A plan of study for the doctoral degree must be outlined by each student and her/his advisory/dissertation committee preferably in the first year and before the completion of 18 semester hours. The plan of study must be submitted to the Dean of The Graduate School for approval.
Each year every student will prepare a brief written report that details research progress made during the preceding year and that proposes a plan of action for the following year. The full advisory committee (or the Graduate Studies Committee if the advisory committee has not been selected) should be assembled to review the progress of the student no less than once per year. The date of these meetings will be recorded on the Plan of Study form. Two weeks prior to a committee meeting, students should provide a written progress report to the committee. The report should summarize the work conducted since the last meeting (including figures and tables of data), problems that are impeding progress, a plan for work to be conducted in the next year, and a timetable for completion of degree requirements. The results of this review should be submitted to the Director of Graduate Studies in Biology in writing within one month of the scheduled meeting.
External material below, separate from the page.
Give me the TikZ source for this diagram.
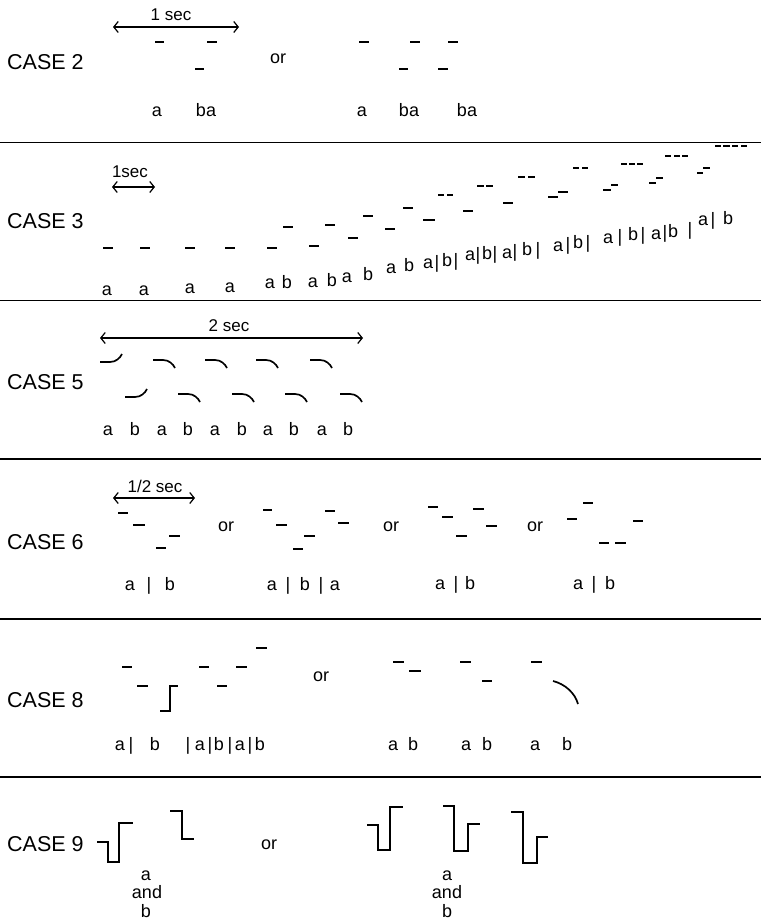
\documentclass[tikz,border=0pt]{standalone}
\usepackage{fontspec}
\setmainfont{Liberation Sans}
\usetikzlibrary{arrows.meta}
\newcommand\dseg[3]{\draw[seg] (#1,#3) -- (#2,#3);}
\newcommand\lbl[4]{\node[lab] (#1) at (#2,#3) {#4};}
\newcommand\cvup[2]{\draw[wave] (#1,#2) -- ++(10,0) .. controls +(6,0) and +(-2,4) .. ++(12,-8);}
\newcommand\cvdn[2]{\draw[wave] (#1,#2) -- ++(10,0) .. controls +(6,0) and +(-2,-4) .. ++(12,8);}
\begin{document}
\begin{tikzpicture}[x=1pt,y=-1pt,
  seg/.style={line width=1.9pt},
  sep/.style={line width=1.8pt},
  span/.style={line width=1.2pt,{Straight Barb[length=4.5pt,width=11pt]}-{Straight Barb[length=4.5pt,width=11pt]}},
  casel/.style={anchor=base west,font=\fontsize{21.5}{24}\selectfont,inner sep=0pt},
  lab/.style={anchor=base,font=\fontsize{18}{20}\selectfont,inner sep=0pt},
  orl/.style={font=\fontsize{18}{20}\selectfont,inner sep=0pt},
  secl/.style={font=\fontsize{17}{19}\selectfont,inner sep=0pt},
  wave/.style={line width=1.7pt},
  stepl/.style={line width=1.7pt,line join=miter}
]
\useasboundingbox (0,0) rectangle (761,920);

% separators
\foreach \yy/\nm in {142.5/s1,300.5/s2,459/s3,619/s4,777/s5}{
  \coordinate (\nm l) at (0,\yy); \coordinate (\nm r) at (761,\yy);
  \draw[sep] (\nm l) -- (\nm r);
}

% ---------------- CASE 2
\node[casel] (case2) at (7,70) {CASE 2};
\node[secl] (sec1) at (171,15) {1 sec};
\coordinate (a2l) at (113,27); \coordinate (a2r) at (239,27);
\draw[span] (a2l) -- (a2r);
\dseg{155}{164}{42} \dseg{207}{217}{42} \dseg{195}{204}{69}
\node[orl] (or2) at (278,59) {or};
\dseg{359}{369}{42} \dseg{410}{420}{42} \dseg{448}{458}{42}
\dseg{399}{408}{69} \dseg{438}{448}{69}
\lbl{c2a}{157}{117}{a}
\lbl{c2b}{206}{117}{ba}
\lbl{c2c}{362}{117}{a}
\lbl{c2d}{409}{117}{ba}
\lbl{c2e}{467}{117}{ba}

% ---------------- CASE 3
\node[casel] (case3) at (7,228) {CASE 3};
\node[secl] (sec3) at (130,172) {1sec};
\coordinate (a3l) at (112,187); \coordinate (a3r) at (155,187);
\draw[span] (a3l) -- (a3r);
\dseg{103}{113}{248} \dseg{140}{150}{248} \dseg{185}{195}{248}
\dseg{225}{235}{248} \dseg{267}{277}{248}
\dseg{283}{293}{227}
\dseg{309}{319}{246} \dseg{325}{335}{225}
\dseg{348}{358}{238} \dseg{363}{373}{216}
\dseg{385}{395}{229} \dseg{403}{413}{208}
\dseg{423}{435}{220} \dseg{438}{444}{195} \dseg{447}{453}{195}
\dseg{463}{473}{211} \dseg{477}{484}{186} \dseg{486}{493}{186}
\dseg{503}{513}{203} \dseg{518}{525}{177} \dseg{528}{535}{177}
\dseg{548}{558}{197} \dseg{558}{568}{192}
\dseg{573}{579}{168} \dseg{582}{588}{168}
\dseg{603}{611}{190} \dseg{611}{618}{185}
\dseg{621}{627}{164} \dseg{629}{635}{164} \dseg{637}{643}{164}
\dseg{649}{656}{183} \dseg{656}{663}{178}
\dseg{665}{671}{156} \dseg{674}{680}{156} \dseg{682}{688}{156}
\dseg{697}{703}{173} \dseg{703}{710}{168}
\dseg{715}{721}{146} \dseg{723}{730}{146} \dseg{732}{738}{146} \dseg{741}{747}{146}
\lbl{t1}{107}{295}{a} \lbl{t2}{144}{295}{a} \lbl{t3}{190}{293}{a} \lbl{t4}{230}{292}{a}
\lbl{t5}{270}{288}{a} \lbl{t6}{287}{288}{b}
\lbl{t7}{313}{287}{a} \lbl{t8}{332}{286}{b}
\lbl{t9}{347}{282}{a} \lbl{t10}{368}{280}{b}
\lbl{t11}{391}{273}{a} \lbl{t12}{409}{271}{b}
\lbl{t13}{428}{268}{a} \lbl{t14}{437}{268}{|} \lbl{t15}{447}{266}{b} \lbl{t16}{456}{266}{|}
\lbl{t17}{470}{260}{a} \lbl{t18}{478}{260}{|} \lbl{t19}{487}{259}{b} \lbl{t20}{495}{259}{|}
\lbl{t21}{507}{258}{a} \lbl{t22}{515}{257}{|} \lbl{t23}{527}{255}{b} \lbl{t24}{538}{255}{|}
\lbl{t25}{558}{251}{a} \lbl{t26}{568}{250}{|} \lbl{t27}{578}{248}{b} \lbl{t28}{588}{248}{|}
\lbl{t29}{608}{243}{a} \lbl{t30}{620}{242}{|} \lbl{t31}{633}{240}{b} \lbl{t32}{643}{240}{|}
\lbl{t33}{656}{239}{a} \lbl{t34}{665}{238}{|} \lbl{t35}{673}{237}{b} \lbl{t36}{690}{235}{|}
\lbl{t37}{703}{225}{a} \lbl{t38}{713}{225}{|} \lbl{t39}{728}{224}{b}

% ---------------- CASE 5
\node[casel] (case5) at (7,389) {CASE 5};
\node[secl] (sec5) at (229,326) {2 sec};
\coordinate (a5l) at (100,338); \coordinate (a5r) at (363,338);
\draw[span] (a5l) -- (a5r);
\cvup{100}{362}
\cvdn{153}{360} \cvdn{205}{360} \cvdn{256}{360} \cvdn{310}{360}
\cvup{125}{397}
\cvdn{178}{394} \cvdn{232}{394} \cvdn{285}{394} \cvdn{340}{394}
\lbl{f1}{108}{435}{a} \lbl{f2}{135}{435}{b} \lbl{f3}{162}{435}{a} \lbl{f4}{188}{435}{b}
\lbl{f5}{215}{435}{a} \lbl{f6}{242}{435}{b} \lbl{f7}{268}{435}{a} \lbl{f8}{294}{435}{b}
\lbl{f9}{322}{435}{a} \lbl{f10}{348}{435}{b}

% ---------------- CASE 6
\node[casel] (case6) at (7,549) {CASE 6};
\node[secl] (sec6) at (155,486) {1/2 sec};
\coordinate (a6l) at (113,498); \coordinate (a6r) at (195,498);
\draw[span] (a6l) -- (a6r);
\dseg{118}{128}{513} \dseg{133}{145}{525} \dseg{156}{166}{548} \dseg{169}{180}{536}
\node[orl] (or6a) at (226,527) {or};
\dseg{263}{272}{510} \dseg{276}{287}{525} \dseg{293}{303}{549} \dseg{304}{315}{536}
\dseg{325}{335}{511} \dseg{338}{349}{523}
\node[orl] (or6b) at (391,527) {or};
\dseg{428}{438}{507} \dseg{442}{453}{517} \dseg{456}{467}{536} \dseg{473}{484}{509}
\dseg{486}{497}{526}
\node[orl] (or6c) at (535,527) {or};
\dseg{567}{577}{519} \dseg{583}{593}{503} \dseg{599}{609}{543} \dseg{615}{626}{543}
\dseg{633}{643}{521}
\lbl{g1}{130}{590}{a} \lbl{g2}{149}{590}{|} \lbl{g3}{170}{590}{b}
\lbl{g4}{272}{590}{a} \lbl{g5}{288}{590}{|} \lbl{g6}{305}{590}{b} \lbl{g7}{321}{590}{|} \lbl{g8}{335}{590}{a}
\lbl{g9}{440}{589}{a} \lbl{g10}{456}{589}{|} \lbl{g11}{470}{589}{b}
\lbl{g12}{578}{589}{a} \lbl{g13}{594}{589}{|} \lbl{g14}{610}{589}{b}

% ---------------- CASE 8
\node[casel] (case8) at (7,707) {CASE 8};
\dseg{122}{132}{667} \dseg{137}{148}{686}
\draw[stepl] (160,711) -- (170,711) -- (170,686) -- (178,686);
\dseg{199}{209}{667} \dseg{217}{227}{686} \dseg{236}{247}{667} \dseg{256}{267}{648}
\node[orl] (or8) at (321,677) {or};
\dseg{393}{404}{662} \dseg{409}{421}{671}
\dseg{460}{471}{662} \dseg{482}{492}{681}
\dseg{531}{542}{662}
\draw[wave] (553,681) .. controls (565,684) and (575,693) .. (578,704);
\lbl{h1}{120}{750}{a} \lbl{h2}{131}{750}{|} \lbl{h3}{155}{750}{b}
\lbl{h4}{188}{750}{|} \lbl{h5}{200}{750}{a} \lbl{h6}{210}{750}{|} \lbl{h7}{219}{750}{b}
\lbl{h8}{230}{750}{|} \lbl{h9}{240}{750}{a} \lbl{h10}{250}{750}{|} \lbl{h11}{260}{750}{b}
\lbl{h12}{393}{750}{a} \lbl{h13}{413}{750}{b}
\lbl{h14}{466}{750}{a} \lbl{h15}{487}{750}{b}
\lbl{h16}{535}{750}{a} \lbl{h17}{567}{750}{b}

% ---------------- CASE 9
\node[casel] (case9) at (7,851) {CASE 9};
\draw[stepl] (97,842) -- (108,842) -- (108,862) -- (119,862) -- (119,823) -- (133,823);
\draw[stepl] (170,811) -- (182,811) -- (182,839) -- (194,839);
\node[orl] (or9) at (269,845) {or};
\draw[stepl] (367,825) -- (378,825) -- (378,850) -- (390,850) -- (390,807) -- (403,807);
\draw[stepl] (443,806) -- (454,806) -- (454,851) -- (468,851) -- (468,824) -- (480,824);
\draw[stepl] (511,812) -- (523,812) -- (523,863) -- (537,863) -- (537,837) -- (548,837);
\lbl{k1}{146}{880}{a} \lbl{k2}{147}{898}{and} \lbl{k3}{146}{917}{b}
\lbl{k4}{447}{880}{a} \lbl{k5}{447}{898}{and} \lbl{k6}{447}{917}{b}
\end{tikzpicture}
\end{document}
It is the advisor’s role to determine when the written dissertation is acceptable and defendable. A student cannot schedule a dissertation defense without the approval of the research advisor. As with the proposal, the final dissertation should not, in the advisor’s view, need major foreseeable modifications. On the other hand, the student should understand that revisions would almost certainly be forthcoming. The student must give each committee member a copy of the dissertation no less than two weeks (ten business days) prior to the scheduled defense date. Students should follow the guidelines set forth by the UNCG Graduate School when preparing the thesis.